## SOURCE MATERIAL
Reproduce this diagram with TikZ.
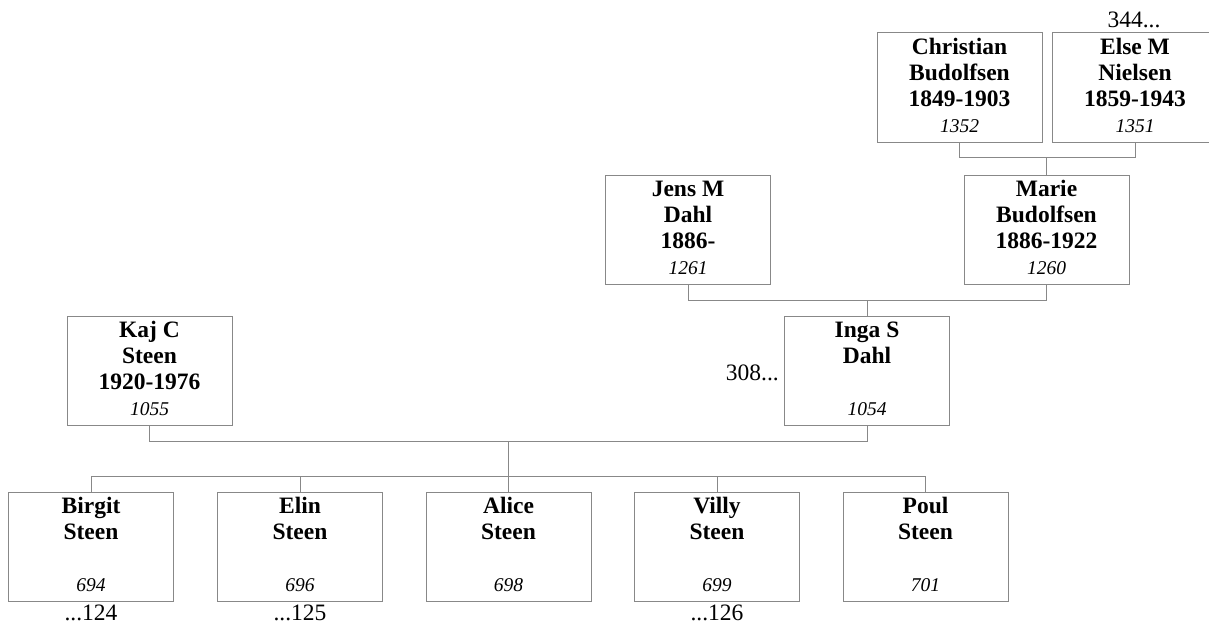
\documentclass[tikz,border=0pt]{standalone}
\usepackage{fontspec}
\setmainfont{Liberation Serif}
\definecolor{lc}{RGB}{136,136,136}
\tikzset{
  person/.style={draw=lc, line width=1pt, minimum width=165pt, minimum height=109pt, inner sep=0pt, outer sep=0pt},
  nm/.style={anchor=north, align=center, inner sep=0pt, font=\fontsize{23.5}{26}\selectfont\bfseries},
  num/.style={anchor=base, inner sep=0pt, font=\fontsize{19.5}{22}\selectfont\itshape},
  ref/.style={inner sep=0pt, font=\fontsize{23.5}{26}\selectfont},
  conn/.style={draw=lc, line width=1pt}
}
\newcommand{\fl}{\rule{0pt}{17pt}}
\begin{document}
\begin{tikzpicture}[x=1pt,y=-1pt]
\useasboundingbox (0,0) rectangle (1209,626);
\clip (0,0) rectangle (1209,626);
% boxes
\node[person] (chr) at (959.5,87.5) {};
\node[person] (els) at (1135,87.5) {};
\node[person] (mar) at (1046.5,229.5) {};
\node[person] (jen) at (688,229.5) {};
\node[person] (ing) at (867,371) {};
\node[person] (kaj) at (149.5,371) {};
\node[person] (bir) at (91,546.5) {};
\node[person] (eli) at (300,546.5) {};
\node[person] (ali) at (508.5,546.5) {};
\node[person] (vil) at (717,546.5) {};
\node[person] (pou) at (925.5,546.5) {};
% names
\node[nm] (chrN) at ([yshift=-4pt]chr.north) {\fl Christian\\Budolfsen\\1849-1903};
\node[nm] (elsN) at ([yshift=-4pt]els.north) {\fl Else M\\Nielsen\\1859-1943};
\node[nm] (marN) at ([yshift=-4pt]mar.north) {\fl Marie\\Budolfsen\\1886-1922};
\node[nm] (jenN) at ([yshift=-4pt]jen.north) {\fl Jens M\\Dahl\\1886-};
\node[nm] (ingN) at ([yshift=-4pt]ing.north) {\fl Inga S\\Dahl};
\node[nm] (kajN) at ([yshift=-4pt]kaj.north) {\fl Kaj C\\Steen\\1920-1976};
\node[nm] (birN) at ([yshift=-4pt]bir.north) {\fl Birgit\\Steen};
\node[nm] (eliN) at ([yshift=-4pt]eli.north) {\fl Elin\\Steen};
\node[nm] (aliN) at ([yshift=-4pt]ali.north) {\fl Alice\\Steen};
\node[nm] (vilN) at ([yshift=-4pt]vil.north) {\fl Villy\\Steen};
\node[nm] (pouN) at ([yshift=-4pt]pou.north) {\fl Poul\\Steen};
% numbers
\node[num] (chrK) at ([yshift=9.5pt]chr.south) {1352};
\node[num] (elsK) at ([yshift=9.5pt]els.south) {1351};
\node[num] (marK) at ([yshift=9.5pt]mar.south) {1260};
\node[num] (jenK) at ([yshift=9.5pt]jen.south) {1261};
\node[num] (ingK) at ([yshift=10pt]ing.south) {1054};
\node[num] (kajK) at ([yshift=10pt]kaj.south) {1055};
\node[num] (birK) at ([yshift=9.5pt]bir.south) {694};
\node[num] (eliK) at ([yshift=9.5pt]eli.south) {696};
\node[num] (aliK) at ([yshift=9.5pt]ali.south) {698};
\node[num] (vilK) at ([yshift=9.5pt]vil.south) {699};
\node[num] (pouK) at ([yshift=9.5pt]pou.south) {701};
% references
\node[ref, anchor=base] (r344) at (1134,28) {344...};
\node[ref, anchor=base east] (r308) at (779,380) {308...};
\node[ref, anchor=base] (r124) at (91,620) {...124};
\node[ref, anchor=base] (r125) at (300,620) {...125};
\node[ref, anchor=base] (r126) at (717,620) {...126};
% connectors
\draw[conn] (chr.south) -- ++(0,15) -| (els.south);
\draw[conn] (mar.north) -- ++(0,-18);
\draw[conn] (jen.south) -- ++(0,16) -| (mar.south);
\draw[conn] (ing.north) -- ++(0,-16);
\draw[conn] (kaj.south) -- ++(0,16) -| (ing.south);
\draw[conn] (ali.north) -- ++(0,-50);
\draw[conn] (bir.north) -- ++(0,-16) -| (pou.north);
\draw[conn] (eli.north) -- ++(0,-16);
\draw[conn] (vil.north) -- ++(0,-16);
\end{tikzpicture}
\end{document}
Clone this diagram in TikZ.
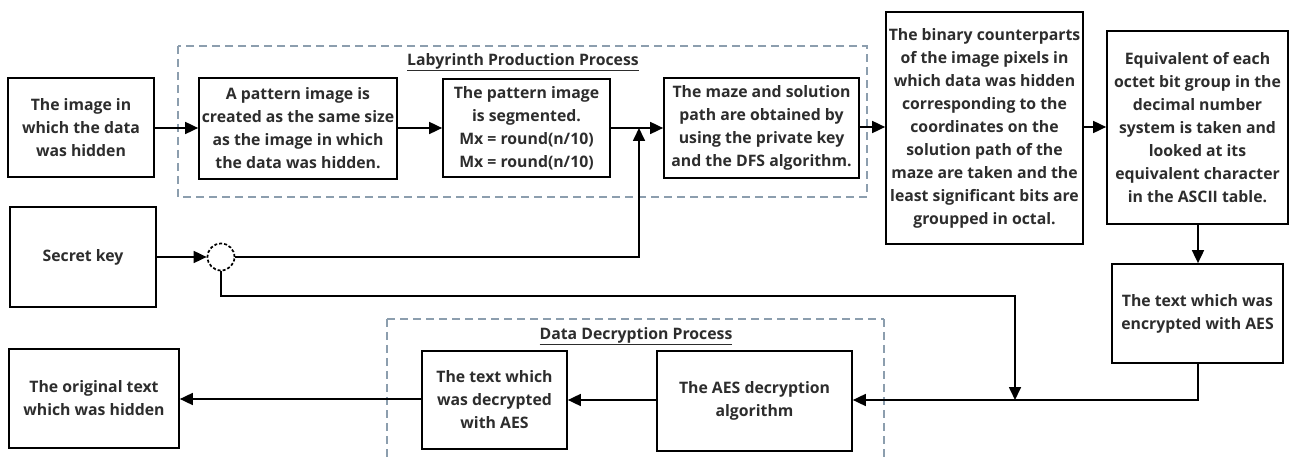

## THE REQUEST
Output all of the entries verbatim, leaving out any images.

## ANSWER TO THIS EXERCISE
Reproduce this diagram with TikZ.
\documentclass[tikz,border=0pt]{standalone}
\usepackage{fontspec}
\setmainfont{Liberation Serif}
\definecolor{lc}{RGB}{136,136,136}
\tikzset{
  person/.style={draw=lc, line width=1pt, minimum width=165pt, minimum height=109pt, inner sep=0pt, outer sep=0pt},
  nm/.style={anchor=north, align=center, inner sep=0pt, font=\fontsize{23.5}{26}\selectfont\bfseries},
  num/.style={anchor=base, inner sep=0pt, font=\fontsize{19.5}{22}\selectfont\itshape},
  ref/.style={inner sep=0pt, font=\fontsize{23.5}{26}\selectfont},
  conn/.style={draw=lc, line width=1pt}
}
\newcommand{\fl}{\rule{0pt}{17pt}}
\begin{document}
\begin{tikzpicture}[x=1pt,y=-1pt]
\useasboundingbox (0,0) rectangle (1209,626);
\clip (0,0) rectangle (1209,626);
% boxes
\node[person] (chr) at (959.5,87.5) {};
\node[person] (els) at (1135,87.5) {};
\node[person] (mar) at (1046.5,229.5) {};
\node[person] (jen) at (688,229.5) {};
\node[person] (ing) at (867,371) {};
\node[person] (kaj) at (149.5,371) {};
\node[person] (bir) at (91,546.5) {};
\node[person] (eli) at (300,546.5) {};
\node[person] (ali) at (508.5,546.5) {};
\node[person] (vil) at (717,546.5) {};
\node[person] (pou) at (925.5,546.5) {};
% names
\node[nm] (chrN) at ([yshift=-4pt]chr.north) {\fl Christian\\Budolfsen\\1849-1903};
\node[nm] (elsN) at ([yshift=-4pt]els.north) {\fl Else M\\Nielsen\\1859-1943};
\node[nm] (marN) at ([yshift=-4pt]mar.north) {\fl Marie\\Budolfsen\\1886-1922};
\node[nm] (jenN) at ([yshift=-4pt]jen.north) {\fl Jens M\\Dahl\\1886-};
\node[nm] (ingN) at ([yshift=-4pt]ing.north) {\fl Inga S\\Dahl};
\node[nm] (kajN) at ([yshift=-4pt]kaj.north) {\fl Kaj C\\Steen\\1920-1976};
\node[nm] (birN) at ([yshift=-4pt]bir.north) {\fl Birgit\\Steen};
\node[nm] (eliN) at ([yshift=-4pt]eli.north) {\fl Elin\\Steen};
\node[nm] (aliN) at ([yshift=-4pt]ali.north) {\fl Alice\\Steen};
\node[nm] (vilN) at ([yshift=-4pt]vil.north) {\fl Villy\\Steen};
\node[nm] (pouN) at ([yshift=-4pt]pou.north) {\fl Poul\\Steen};
% numbers
\node[num] (chrK) at ([yshift=9.5pt]chr.south) {1352};
\node[num] (elsK) at ([yshift=9.5pt]els.south) {1351};
\node[num] (marK) at ([yshift=9.5pt]mar.south) {1260};
\node[num] (jenK) at ([yshift=9.5pt]jen.south) {1261};
\node[num] (ingK) at ([yshift=10pt]ing.south) {1054};
\node[num] (kajK) at ([yshift=10pt]kaj.south) {1055};
\node[num] (birK) at ([yshift=9.5pt]bir.south) {694};
\node[num] (eliK) at ([yshift=9.5pt]eli.south) {696};
\node[num] (aliK) at ([yshift=9.5pt]ali.south) {698};
\node[num] (vilK) at ([yshift=9.5pt]vil.south) {699};
\node[num] (pouK) at ([yshift=9.5pt]pou.south) {701};
% references
\node[ref, anchor=base] (r344) at (1134,28) {344...};
\node[ref, anchor=base east] (r308) at (779,380) {308...};
\node[ref, anchor=base] (r124) at (91,620) {...124};
\node[ref, anchor=base] (r125) at (300,620) {...125};
\node[ref, anchor=base] (r126) at (717,620) {...126};
% connectors
\draw[conn] (chr.south) -- ++(0,15) -| (els.south);
\draw[conn] (mar.north) -- ++(0,-18);
\draw[conn] (jen.south) -- ++(0,16) -| (mar.south);
\draw[conn] (ing.north) -- ++(0,-16);
\draw[conn] (kaj.south) -- ++(0,16) -| (ing.south);
\draw[conn] (ali.north) -- ++(0,-50);
\draw[conn] (bir.north) -- ++(0,-16) -| (pou.north);
\draw[conn] (eli.north) -- ++(0,-16);
\draw[conn] (vil.north) -- ++(0,-16);
\end{tikzpicture}
\end{document}
Clone this diagram in TikZ.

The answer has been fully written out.